Short exercise - Please quote exactly the opening lines of the data, from the first line to the one where "Chart.register(...registerables);" appears.

______

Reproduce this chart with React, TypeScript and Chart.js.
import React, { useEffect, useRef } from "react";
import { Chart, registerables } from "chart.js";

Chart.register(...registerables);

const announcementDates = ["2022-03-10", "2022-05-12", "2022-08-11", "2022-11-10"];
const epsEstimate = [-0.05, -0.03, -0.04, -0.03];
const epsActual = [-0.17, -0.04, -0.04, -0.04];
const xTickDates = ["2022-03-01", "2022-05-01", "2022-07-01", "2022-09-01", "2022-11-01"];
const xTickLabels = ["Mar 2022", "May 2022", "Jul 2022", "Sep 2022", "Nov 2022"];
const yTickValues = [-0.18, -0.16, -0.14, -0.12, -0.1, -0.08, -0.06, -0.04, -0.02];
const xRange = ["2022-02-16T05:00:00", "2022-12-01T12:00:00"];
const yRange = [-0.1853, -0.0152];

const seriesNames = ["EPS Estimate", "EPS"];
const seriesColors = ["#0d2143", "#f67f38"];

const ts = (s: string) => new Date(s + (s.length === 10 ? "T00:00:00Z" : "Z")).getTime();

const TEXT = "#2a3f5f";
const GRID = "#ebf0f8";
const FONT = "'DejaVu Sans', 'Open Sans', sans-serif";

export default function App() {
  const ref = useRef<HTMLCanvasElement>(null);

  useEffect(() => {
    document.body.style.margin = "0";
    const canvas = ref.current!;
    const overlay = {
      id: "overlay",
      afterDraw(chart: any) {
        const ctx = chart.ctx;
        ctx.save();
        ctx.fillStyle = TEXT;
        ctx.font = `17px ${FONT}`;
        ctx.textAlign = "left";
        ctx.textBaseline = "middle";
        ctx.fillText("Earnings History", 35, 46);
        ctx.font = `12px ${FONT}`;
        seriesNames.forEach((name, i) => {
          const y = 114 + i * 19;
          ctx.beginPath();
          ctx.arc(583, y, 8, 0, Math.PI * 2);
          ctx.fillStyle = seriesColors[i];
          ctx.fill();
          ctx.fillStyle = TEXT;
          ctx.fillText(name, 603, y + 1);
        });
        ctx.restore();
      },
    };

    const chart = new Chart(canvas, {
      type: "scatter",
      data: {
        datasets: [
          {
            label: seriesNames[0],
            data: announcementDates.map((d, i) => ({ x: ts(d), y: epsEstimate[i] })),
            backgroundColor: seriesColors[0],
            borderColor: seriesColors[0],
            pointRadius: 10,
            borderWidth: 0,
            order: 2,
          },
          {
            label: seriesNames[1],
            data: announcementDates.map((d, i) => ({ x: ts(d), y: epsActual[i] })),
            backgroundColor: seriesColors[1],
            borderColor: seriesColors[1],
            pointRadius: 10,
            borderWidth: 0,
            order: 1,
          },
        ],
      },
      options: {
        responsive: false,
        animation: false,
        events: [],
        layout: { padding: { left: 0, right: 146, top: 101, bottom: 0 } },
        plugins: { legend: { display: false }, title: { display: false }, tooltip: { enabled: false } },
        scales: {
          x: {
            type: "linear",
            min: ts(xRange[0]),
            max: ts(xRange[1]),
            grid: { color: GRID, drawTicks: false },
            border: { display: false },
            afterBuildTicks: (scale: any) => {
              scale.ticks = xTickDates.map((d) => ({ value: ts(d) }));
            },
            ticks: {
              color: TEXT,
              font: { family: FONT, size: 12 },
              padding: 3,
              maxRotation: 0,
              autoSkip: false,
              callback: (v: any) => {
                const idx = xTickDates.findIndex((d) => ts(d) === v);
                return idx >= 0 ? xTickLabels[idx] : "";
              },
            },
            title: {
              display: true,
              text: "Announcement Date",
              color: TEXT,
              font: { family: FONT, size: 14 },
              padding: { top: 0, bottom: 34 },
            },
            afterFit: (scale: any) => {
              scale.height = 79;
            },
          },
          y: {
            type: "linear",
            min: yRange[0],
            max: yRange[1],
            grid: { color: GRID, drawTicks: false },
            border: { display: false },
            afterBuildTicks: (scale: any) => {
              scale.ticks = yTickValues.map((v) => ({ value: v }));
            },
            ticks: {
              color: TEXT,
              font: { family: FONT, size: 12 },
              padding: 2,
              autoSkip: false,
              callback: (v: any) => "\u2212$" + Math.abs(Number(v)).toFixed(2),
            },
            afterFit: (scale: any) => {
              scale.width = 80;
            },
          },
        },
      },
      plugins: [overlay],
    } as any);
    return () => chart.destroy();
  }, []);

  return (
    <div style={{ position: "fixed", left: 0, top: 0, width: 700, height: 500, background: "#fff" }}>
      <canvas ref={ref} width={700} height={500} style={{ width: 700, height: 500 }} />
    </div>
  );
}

______

Solution to this task -
Reproduce this chart with React, TypeScript and Chart.js.
import React, { useEffect, useRef } from "react";
import { Chart, registerables } from "chart.js";

Chart.register(...registerables);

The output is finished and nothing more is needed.